No Australian government and no democratically elected government or parliament, can yield to such a challenge. Let us be perfectly clear about it. I do not care what government is in office, or what the party constitution of the Parliament may be. When the Parliament has made a law, it is the duty of the democrat to give it instant obedience, though he may, in his own fashion, set about agitating to change that law by the normal constitutional processes. Therefore, the leader of a constitutional party is never to be heard to say to people, “Defy the law. Break the law “. What he has to say to people is, “ Vote for us, and we shall alter the law “.

I have stated, in a few sentences, the whole function of a parliament in a community like this. But in this case, we have been compelled to listen to the leader of a party with a long and reputable career as a constitutional party-

Mr Pollard:

– The Prime Minister has never agreed with it.

Mr MENZIES:

– I have never been able to agree with it, but I have never advocated defiance of the law.

Mr Pollard:

– On one occasion, the Prime Minister said that .some one should smash me.

Mr SPEAKER:

-Order! I ask the honorable member for Lalor (Mr. Pollard) “to cease interjecting.

Mr MENZIES:

– Keep out of that. The honorable member must balance against the one or two harsh things I have said about him the many kind things I have said about lim.

Mr Pollard:

– Not publicly.

Mr MENZIES:

– Both publicly and privately. Any action which is calculated to persuade other unions to sustain this strike, or to persuade this union to continue this strike, is persuading people to defy what I anticipate, and I may be quite wrong, will be the law of this land in the next two or three days. If it is not the law of the land, all right - the whole question fails.

Dr Evatt:

– Not yet, anyway!

Mr MENZIES:

– I agree, but if and when it becomes the law of the land, I hope, from that mumbled interjection, that the right honorable gentleman will then say to these people, “ It is the law. Obey it ! “ He cannot have it both ways.

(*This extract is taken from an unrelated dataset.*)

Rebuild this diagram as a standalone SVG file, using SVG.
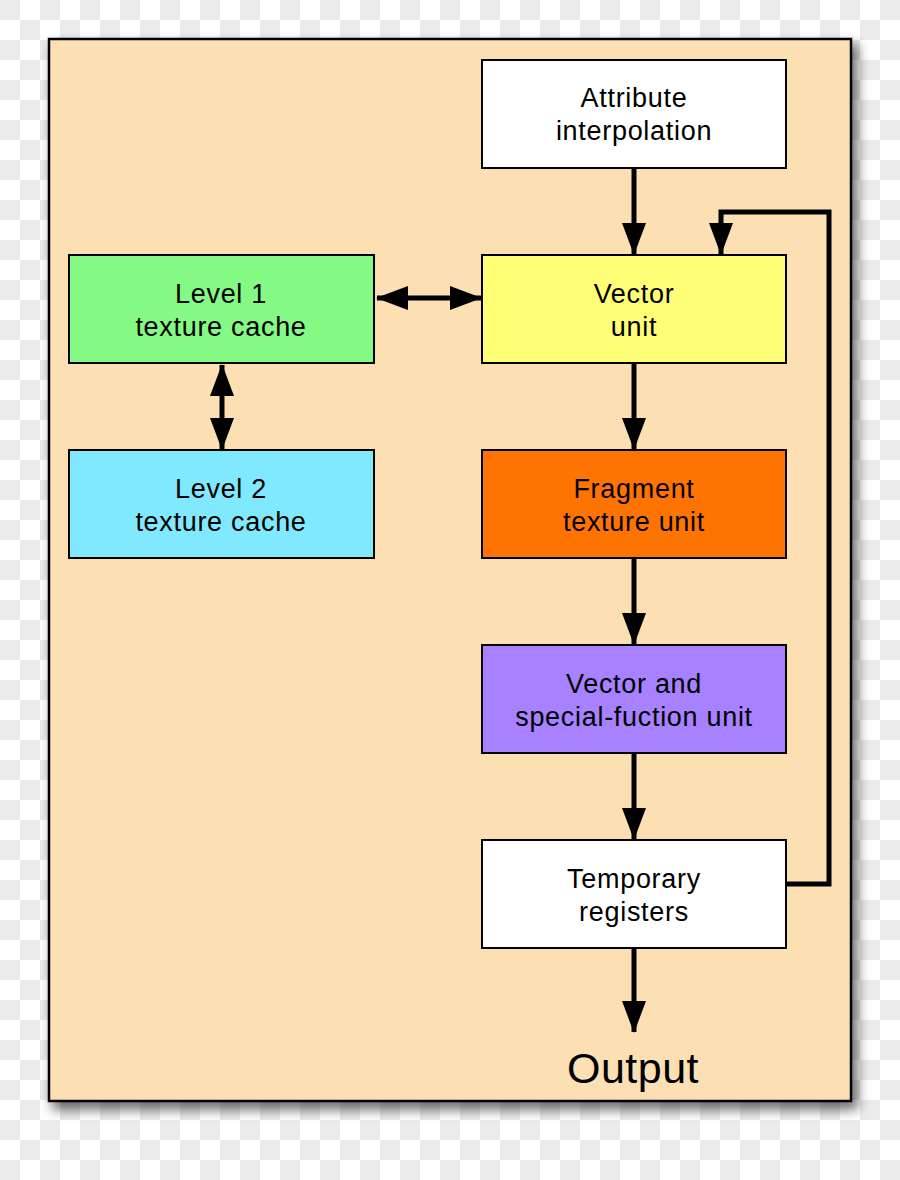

There is only one party in Australia, and it is not represented in this House-

Mr Curtin:

– The fascist party?

Mr MENZIES:

– There is only one party, and that is the Communist party, which pursues the unconstitutional course, and says quite openly to its members, “Defy the law, because by direct action and by defiance, you may secure a result that the soft democratic processes will never give to you “. Now, Mr. Speaker, all that I have said is a truism, if you like. I would apologize to the House for having stated matters which are so obvious, if it were not for the melancholy fact that the leader of the alternaive government of this country has committed himself to an incitement to defy the law. This incitement has rested on some very, very curious grounds. For example, the right honorable gentleman last night made a broadcast, to which I listened with close attention. In that broadcast, he undertook to make, among other things - I cannot deal with all of them - three major points. He said, in the first place, that a monopoly of employment, which this bill is seeking to modify, and to modify on terms by no means unfavorable to the Waterside Workers Federation, applies to every branch of the maritime industry. The terms require that every man who isselected for employment shall either be a member of the union, or have applied for membership of it. That provision can hardly be called harsh. But the right honorable gentleman said that this monopoly applies to every branch of the maritime industry.

Mr Curtin:

– Hear, hear!

Mr MENZIES:

– That is simply not true.

Dr Evatt:

– It is true.

Mr MENZIES:

– If I had the time, I would go through the rules which have been laid down for the Seamen’s Union of Australasia, the Marine Stewards Union, and the Marine Cooks, Bakers and Butchers Association of Australasia. The fact is that the employer has, in the rules of those organizations, the right to reject the person presented for employment. Under the existing Stevedoring Industry Act, the employer has no such right. In all the cases I have mentioned, the employer has the right to reject, and, if he rejects, the union concerned finds and suggests another man. In short, the position with the Waterside Workers Federation, under the Stevedoring Industry Act 1947 is, as I said a few nights ago, unique.

Dr Evatt:

– It is not.

Mr MENZIES:

– It is unique in that it creates an absolute monopoly, but that brings the right honorable gentleman, who is not lacking in versatility, to his second point. He says, in effect, “ Ah yes, but you are overlooking section 27 of the Stevedoring Industry Act 1949. That prevents this from being a monopoly in favour of the Waterside “Workers Federation”. Mr. Speaker, may I read to the House, because this is not a newspaper and so I may quote it freely, section 27 (2.) of the act, honoured by a reference by the right honorable gentleman only yesterday? It is as follows.: -

Nothing in the last preceding sub-section shall prevent the engagement for employment of a person as a waterside worker at a port at which a sufficient number of registered waterside workers is not available.

Mr CLYDE CAMERON:
HINDMARSH, SOUTH AUSTRALIA · ALP

– The Prime Minister is making it up.

Mr MENZIES:

– I shall be glad to show it to the honorable member, and to lend him, if necessary, some reading glasses with which to peruse it. The whole point about section 27 (2.) is that if it turns out that the union does not provide the necessary number of men, then non-union labour may be employed. Have I lived long enough to hear the Leader of the Opposition ask, “Why do you not use that power ? “

Dr Evatt:

– It is not a monopoly, is it?

Mr MENZIES:

– Exactly; but the right honorable gentleman cannot have it both ways. He always wants to have it both ways. Counsel and witness, accused and accuser, he wants it every way. But he cannot have it every way on this matter. He has said, in effect, “ This is no monopoly, because of section 27 (2.) “. I point out to him that the sub-section, of course, prevents it from being a monopoly, but only by the engagement of nonunion labour. Is that what he is advocating? Is this something which he is throwing into the ring?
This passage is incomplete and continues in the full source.